Most mock interviews run 30 to 45 minutes, which mirrors the length of a typical first-round interview. Add another 15 to 20 minutes for the feedback session afterward. If you're practicing solo, a 30-minute session with 15 minutes of self-review is a solid starting point.
Can you do a mock interview by yourself?
Yes. Set up a phone or laptop camera, pull up a list of real interview questions for your target role, start a timer, and answer each question out loud without pausing. Review the recording afterward and score your answers using a simple rubric covering clarity, relevance, and length.
Are mock interviews worth it if you already feel confident?

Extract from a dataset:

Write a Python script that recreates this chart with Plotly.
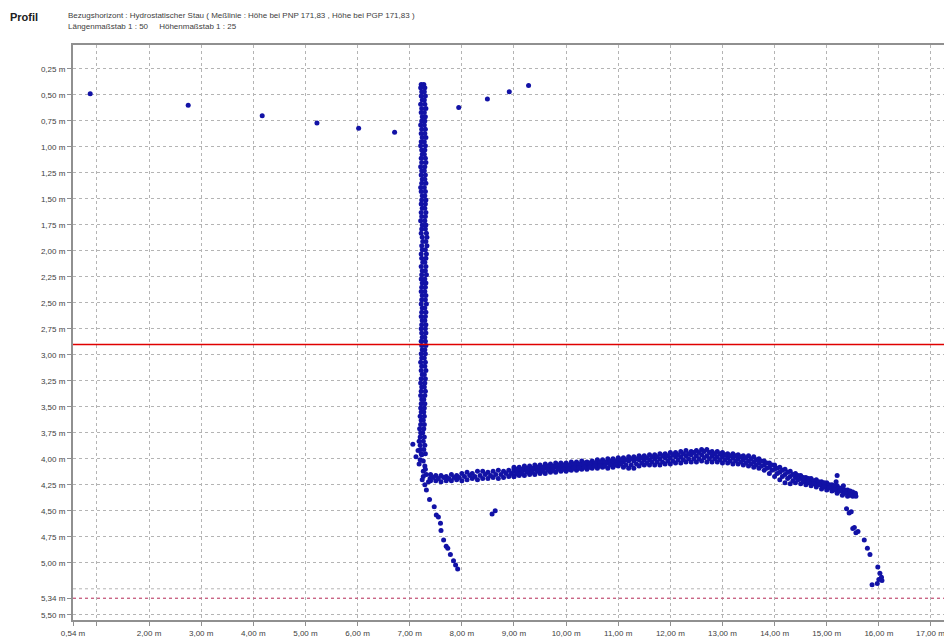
import plotly.graph_objects as go

# ---------------- data ----------------
top_x = [0.87, 2.75, 4.17, 5.22, 6.02, 6.71, 7.94, 8.49, 8.91, 9.28]
top_y = [0.49, 0.60, 0.70, 0.77, 0.82, 0.86, 0.62, 0.54, 0.47, 0.41]

col_y = [0.40, 0.43, 0.47, 0.51, 0.55, 0.59, 0.63, 0.67, 0.71, 0.75,
         0.79, 0.83, 0.87, 0.91, 0.95, 0.99, 1.03, 1.07, 1.11, 1.15,
         1.19, 1.23, 1.27, 1.31, 1.35, 1.39, 1.43, 1.47, 1.51, 1.55,
         1.59, 1.63, 1.67, 1.71, 1.75, 1.79, 1.83, 1.87, 1.91, 1.95,
         1.99, 2.03, 2.07, 2.11, 2.15, 2.19, 2.23, 2.27, 2.31, 2.35,
         2.39, 2.43, 2.47, 2.51, 2.55, 2.59, 2.63, 2.67, 2.71, 2.75,
         2.79, 2.83, 2.87, 2.91, 2.95, 2.99, 3.03, 3.07, 3.11, 3.15,
         3.19, 3.23, 3.27, 3.31, 3.35, 3.39, 3.43, 3.47, 3.51, 3.55,
         3.59, 3.63, 3.67, 3.71, 3.75, 3.79, 3.83, 3.87, 3.91, 3.95]
col_xa = [7.22, 7.21, 7.23, 7.22, 7.24, 7.21, 7.23, 7.22, 7.24, 7.23,
          7.21, 7.23, 7.22, 7.24, 7.22, 7.21, 7.23, 7.24, 7.22, 7.23,
          7.21, 7.23, 7.22, 7.24, 7.23, 7.21, 7.22, 7.24, 7.23, 7.22,
          7.24, 7.22, 7.23, 7.21, 7.24, 7.23, 7.22, 7.24, 7.25, 7.23,
          7.24, 7.22, 7.23, 7.25, 7.22, 7.24, 7.23, 7.22, 7.24, 7.23,
          7.22, 7.24, 7.23, 7.22, 7.24, 7.23, 7.22, 7.24, 7.23, 7.22,
          7.23, 7.24, 7.22, 7.23, 7.24, 7.22, 7.23, 7.21, 7.23, 7.22,
          7.24, 7.22, 7.21, 7.23, 7.22, 7.21, 7.23, 7.22, 7.21, 7.22,
          7.20, 7.22, 7.21, 7.19, 7.21, 7.20, 7.18, 7.20, 7.21, 7.22]
col_xb = [7.27, 7.29, 7.28, 7.30, 7.28, 7.29, 7.31, 7.28, 7.30, 7.29,
          7.28, 7.30, 7.29, 7.31, 7.28, 7.30, 7.29, 7.28, 7.30, 7.31,
          7.29, 7.28, 7.30, 7.29, 7.31, 7.28, 7.30, 7.29, 7.31, 7.30,
          7.29, 7.31, 7.30, 7.29, 7.31, 7.30, 7.32, 7.33, 7.31, 7.33,
          7.30, 7.32, 7.31, 7.29, 7.31, 7.30, 7.32, 7.29, 7.31, 7.30,
          7.29, 7.31, 7.30, 7.32, 7.29, 7.31, 7.30, 7.29, 7.31, 7.30,
          7.31, 7.29, 7.30, 7.31, 7.29, 7.30, 7.28, 7.30, 7.29, 7.31,
          7.28, 7.30, 7.29, 7.28, 7.30, 7.29, 7.27, 7.29, 7.28, 7.27,
          7.28, 7.26, 7.28, 7.27, 7.25, 7.28, 7.26, 7.29, 7.27, 7.30]

base_x = [7.06, 7.16, 7.23, 7.20, 7.26, 7.29, 7.26, 7.32, 7.26, 7.39, 7.36, 7.29, 7.12, 7.18, 7.30, 7.24]
base_y = [3.86, 3.92, 3.96, 4.01, 4.02, 4.07, 4.12, 4.15, 4.17, 4.19, 4.22, 4.25, 3.98, 4.05, 4.10, 4.20]

slope_x = [7.32, 7.38, 7.47, 7.51, 7.55, 7.59, 7.60, 7.65, 7.70, 7.73, 7.78, 7.84, 7.88, 7.92]
slope_y = [4.30, 4.39, 4.46, 4.54, 4.56, 4.62, 4.69, 4.78, 4.84, 4.86, 4.92, 4.98, 5.02, 5.06]

iso_x = [8.58, 8.64]
iso_y = [4.53, 4.50]

seg1_x = [7.40, 7.50, 7.60, 7.70, 7.80, 7.90, 8.00, 8.10, 8.20, 8.30, 8.40, 8.50, 8.60, 8.70, 8.80, 8.90, 9.00]
seg1_top = [4.15, 4.16, 4.16, 4.17, 4.15, 4.16, 4.14, 4.13, 4.14, 4.12, 4.12, 4.13, 4.12, 4.11, 4.12, 4.11, 4.10]
seg1_bot = [4.21, 4.21, 4.22, 4.21, 4.21, 4.20, 4.21, 4.20, 4.19, 4.20, 4.19, 4.19, 4.18, 4.19, 4.18, 4.17, 4.17]
seg1_mid_x = [7.45, 7.55, 7.65, 7.75, 7.85, 7.95, 8.05, 8.15, 8.25, 8.35, 8.45, 8.55, 8.65, 8.75, 8.85, 8.95]
seg1_mid_y = [4.18, 4.19, 4.18, 4.19, 4.18, 4.18, 4.17, 4.16, 4.17, 4.16, 4.15, 4.16, 4.15, 4.15, 4.14, 4.14]

band_x = [9.0, 9.1, 9.2, 9.3, 9.4, 9.5, 9.6, 9.7, 9.8, 9.9,
          10.0, 10.1, 10.2, 10.3, 10.4, 10.5, 10.6, 10.7, 10.8, 10.9,
          11.0, 11.1, 11.2, 11.3, 11.4, 11.5, 11.6, 11.7, 11.8, 11.9,
          12.0, 12.1, 12.2, 12.3, 12.4, 12.5, 12.6, 12.7, 12.8, 12.9,
          13.0, 13.1, 13.2, 13.3, 13.4, 13.5, 13.6, 13.7, 13.8, 13.9,
          14.0, 14.1, 14.2, 14.3, 14.4, 14.5, 14.6, 14.7, 14.8, 14.9,
          15.0, 15.1, 15.2, 15.3, 15.4, 15.5]
band_top = [4.08, 4.08, 4.07, 4.07, 4.06, 4.06, 4.05, 4.05, 4.04, 4.04,
            4.04, 4.03, 4.03, 4.02, 4.03, 4.02, 4.01, 4.01, 4.00, 4.00,
            3.99, 3.99, 3.98, 3.98, 3.97, 3.97, 3.96, 3.96, 3.95, 3.95,
            3.94, 3.94, 3.93, 3.92, 3.93, 3.92, 3.91, 3.91, 3.93, 3.93,
            3.94, 3.95, 3.95, 3.96, 3.97, 3.97, 3.98, 4.00, 4.02, 4.04,
            4.06, 4.08, 4.10, 4.12, 4.14, 4.16, 4.18, 4.19, 4.20, 4.22,
            4.23, 4.25, 4.26, 4.28, 4.30, 4.32]
band_mid = [4.12, 4.12, 4.11, 4.11, 4.10, 4.10, 4.09, 4.09, 4.08, 4.08,
            4.08, 4.07, 4.07, 4.06, 4.06, 4.05, 4.05, 4.05, 4.04, 4.04,
            4.03, 4.03, 4.02, 4.02, 4.01, 4.01, 4.01, 4.00, 4.00, 3.99,
            3.99, 3.98, 3.98, 3.97, 3.96, 3.97, 3.96, 3.97, 3.97, 3.98,
            3.98, 3.99, 3.99, 4.00, 4.01, 4.02, 4.03, 4.04, 4.06, 4.08,
            4.10, 4.13, 4.15, 4.17, 4.18, 4.19, 4.21, 4.22, 4.23, 4.25,
            4.26, 4.28, 4.29, 4.31, 4.33, 4.34]
band_bot = [4.17, 4.16, 4.16, 4.15, 4.15, 4.14, 4.14, 4.13, 4.13, 4.12,
            4.12, 4.11, 4.11, 4.10, 4.10, 4.09, 4.09, 4.08, 4.09, 4.08,
            4.07, 4.08, 4.09, 4.09, 4.07, 4.06, 4.06, 4.06, 4.06, 4.05,
            4.05, 4.04, 4.04, 4.03, 4.03, 4.03, 4.02, 4.03, 4.03, 4.03,
            4.04, 4.04, 4.05, 4.05, 4.06, 4.07, 4.08, 4.09, 4.11, 4.14,
            4.17, 4.20, 4.23, 4.24, 4.23, 4.24, 4.25, 4.26, 4.27, 4.29,
            4.30, 4.31, 4.33, 4.35, 4.36, 4.36]

band_x2 = [9.05, 9.15, 9.25, 9.35, 9.45, 9.55, 9.65, 9.75, 9.85, 9.95,
           10.05, 10.15, 10.25, 10.35, 10.45, 10.55, 10.65, 10.75, 10.85, 10.95,
           11.05, 11.15, 11.25, 11.35, 11.45, 11.55, 11.65, 11.75, 11.85, 11.95,
           12.05, 12.15, 12.25, 12.35, 12.45, 12.55, 12.65, 12.75, 12.85, 12.95,
           13.05, 13.15, 13.25, 13.35, 13.45, 13.55, 13.65, 13.75, 13.85, 13.95,
           14.05, 14.15, 14.25, 14.35, 14.45, 14.55, 14.65, 14.75, 14.85, 14.95,
           15.05, 15.15, 15.25, 15.35, 15.45, 15.55]
band_q1 = [4.10, 4.10, 4.09, 4.09, 4.08, 4.08, 4.07, 4.07, 4.06, 4.06,
           4.06, 4.05, 4.05, 4.04, 4.04, 4.04, 4.03, 4.03, 4.02, 4.02,
           4.01, 4.01, 4.00, 4.00, 3.99, 3.99, 3.98, 3.98, 3.97, 3.97,
           3.96, 3.96, 3.95, 3.95, 3.94, 3.94, 3.93, 3.94, 3.95, 3.95,
           3.96, 3.97, 3.97, 3.98, 3.99, 4.00, 4.01, 4.02, 4.04, 4.06,
           4.09, 4.11, 4.13, 4.15, 4.16, 4.18, 4.19, 4.21, 4.22, 4.23,
           4.25, 4.26, 4.28, 4.30, 4.31, 4.33]
band_q3 = [4.14, 4.14, 4.13, 4.13, 4.12, 4.12, 4.11, 4.11, 4.10, 4.10,
           4.10, 4.09, 4.09, 4.08, 4.08, 4.07, 4.07, 4.07, 4.06, 4.06,
           4.05, 4.06, 4.06, 4.05, 4.04, 4.04, 4.03, 4.03, 4.03, 4.02,
           4.02, 4.01, 4.01, 4.00, 4.00, 4.00, 3.99, 4.00, 4.00, 4.01,
           4.01, 4.02, 4.02, 4.03, 4.04, 4.05, 4.06, 4.07, 4.09, 4.11,
           4.14, 4.17, 4.19, 4.21, 4.20, 4.22, 4.23, 4.24, 4.25, 4.27,
           4.28, 4.30, 4.31, 4.33, 4.35, 4.35]

drop_x = [15.20, 15.18, 15.32, 15.56, 15.38, 15.43, 15.47, 15.50, 15.53, 15.56, 15.60,
          15.72, 15.78, 15.83, 15.98, 16.02, 16.05, 16.06, 16.00, 15.87, 15.97]
drop_y = [4.16, 4.22, 4.26, 4.36, 4.48, 4.52, 4.51, 4.67, 4.66, 4.71, 4.70,
          4.78, 4.86, 4.92, 5.04, 5.10, 5.14, 5.17, 5.16, 5.21, 5.20]

water_level = 2.90
bottom_level = 5.34

x_ticks = [0.54, 1, 2, 3, 4, 5, 6, 7, 8, 9, 10, 11, 12, 13, 14, 15, 16, 17]
x_labels = ["0,54 m", "", "2,00 m", "3,00 m", "4,00 m", "5,00 m", "6,00 m", "7,00 m", "8,00 m",
            "9,00 m", "10,00 m", "11,00 m", "12,00 m", "13,00 m", "14,00 m", "15,00 m",
            "16,00 m", "17,00 m"]
y_ticks = [0.25, 0.50, 0.75, 1.00, 1.25, 1.50, 1.75, 2.00, 2.25, 2.50, 2.75, 3.00,
           3.25, 3.50, 3.75, 4.00, 4.25, 4.50, 4.75, 5.00, 5.34, 5.50]
y_labels = ["0,25 m", "0,50 m", "0,75 m", "1,00 m", "1,25 m", "1,50 m", "1,75 m", "2,00 m",
            "2,25 m", "2,50 m", "2,75 m", "3,00 m", "3,25 m", "3,50 m", "3,75 m", "4,00 m",
            "4,25 m", "4,50 m", "4,75 m", "5,00 m", "5,34 m", "5,50 m"]
extra_grid_y = [5.25]

# ---------------- figure ----------------
all_x = (top_x + col_xa + col_xb + base_x + slope_x + iso_x + seg1_x + seg1_x + seg1_mid_x
         + band_x + band_x + band_x + band_x2 + band_x2 + drop_x)
all_y = (top_y + col_y + col_y + base_y + slope_y + iso_y + seg1_top + seg1_bot + seg1_mid_y
         + band_top + band_mid + band_bot + band_q1 + band_q3 + drop_y)

fig = go.Figure()
fig.add_trace(go.Scatter(x=all_x, y=all_y, mode="markers",
                         marker=dict(color="#1212a6", size=5, line=dict(width=0)),
                         hoverinfo="x+y", showlegend=False))

fig.add_hline(y=water_level, line=dict(color="#e00000", width=1.5))
fig.add_hline(y=bottom_level, line=dict(color="#d04070", width=1, dash="dot"))
for gy in extra_grid_y:
    fig.add_hline(y=gy, line=dict(color="#b4b4b4", width=1, dash="dot"), layer="below")

axis_font = dict(family="Liberation Sans, Arial, sans-serif", size=8, color="#404040")
fig.update_xaxes(range=[0.54, 17.25], tickvals=x_ticks, ticktext=x_labels,
                 showgrid=True, gridcolor="#b4b4b4", griddash="dot", gridwidth=1,
                 showline=True, linecolor="#909090", linewidth=2, mirror=True,
                 ticks="outside", ticklen=4, tickcolor="#909090", tickfont=axis_font,
                 zeroline=False)
fig.update_yaxes(range=[5.55, 0.02], tickvals=y_ticks, ticktext=y_labels,
                 showgrid=True, gridcolor="#b4b4b4", griddash="dot", gridwidth=1,
                 showline=True, linecolor="#909090", linewidth=2,
                 ticks="outside", ticklen=4, tickcolor="#909090", tickfont=axis_font,
                 zeroline=False)

W, H = 944, 638
L, R, T, B = 73, 0, 45, 15
pw, ph = W - L - R, H - T - B


def px(xp):
    return (xp - L) / pw


def py(yp):
    return (H - B - yp) / ph


head_font = "Liberation Sans, Arial, sans-serif"
fig.add_annotation(text="<b>Profil</b>", x=px(8), y=py(17), xref="paper", yref="paper",
                   xanchor="left", yanchor="middle", showarrow=False,
                   font=dict(family=head_font, size=11, color="#202020"))
fig.add_annotation(text="Bezugshorizont : Hydrostatischer Stau ( Meßlinie : Höhe bei PNP 171,83 , Höhe bei PGP 171,83 )",
                   x=px(66), y=py(15), xref="paper", yref="paper",
                   xanchor="left", yanchor="middle", showarrow=False,
                   font=dict(family=head_font, size=8, color="#404040"))
fig.add_annotation(text="Längenmaßstab 1 : 50&nbsp;&nbsp;&nbsp;&nbsp;&nbsp;Höhenmaßstab 1 : 25",
                   x=px(66), y=py(26), xref="paper", yref="paper",
                   xanchor="left", yanchor="middle", showarrow=False,
                   font=dict(family=head_font, size=8, color="#404040"))
# last x label that runs past the window edge (plotly drops it automatically)
fig.add_annotation(text=x_labels[-1], x=x_ticks[-1], y=py(637), xref="x", yref="paper",
                   xanchor="center", yanchor="middle", showarrow=False, font=axis_font)

fig.update_layout(width=W, height=H, margin=dict(l=L, r=R, t=T, b=B),
                  paper_bgcolor="white", plot_bgcolor="white")

fig.write_html("out.html")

Confidence without testing is just optimism. A mock interview often reveals blind spots that confident candidates don't know they have — like answers that run too long or filler words they don't notice. Even experienced interviewers benefit from at least one practice run before a high-stakes conversation.
What questions are asked in a mock interview?
The questions should match the type of interview you're preparing for. Job mock interviews typically include behavioral questions like "Tell me about a time you failed" and role-specific technical questions. College admissions mock interviews focus on personal experiences, academic interests, and why you chose that school.
Is a mock interview the same as a practice interview?
They're essentially the same concept. "Mock interview" is the more formal term and usually implies a structured setup with feedback. "Practice interview" is more casual and sometimes refers to any informal rehearsal. The key difference is structure — a true mock interview includes timed questions and post-session scoring.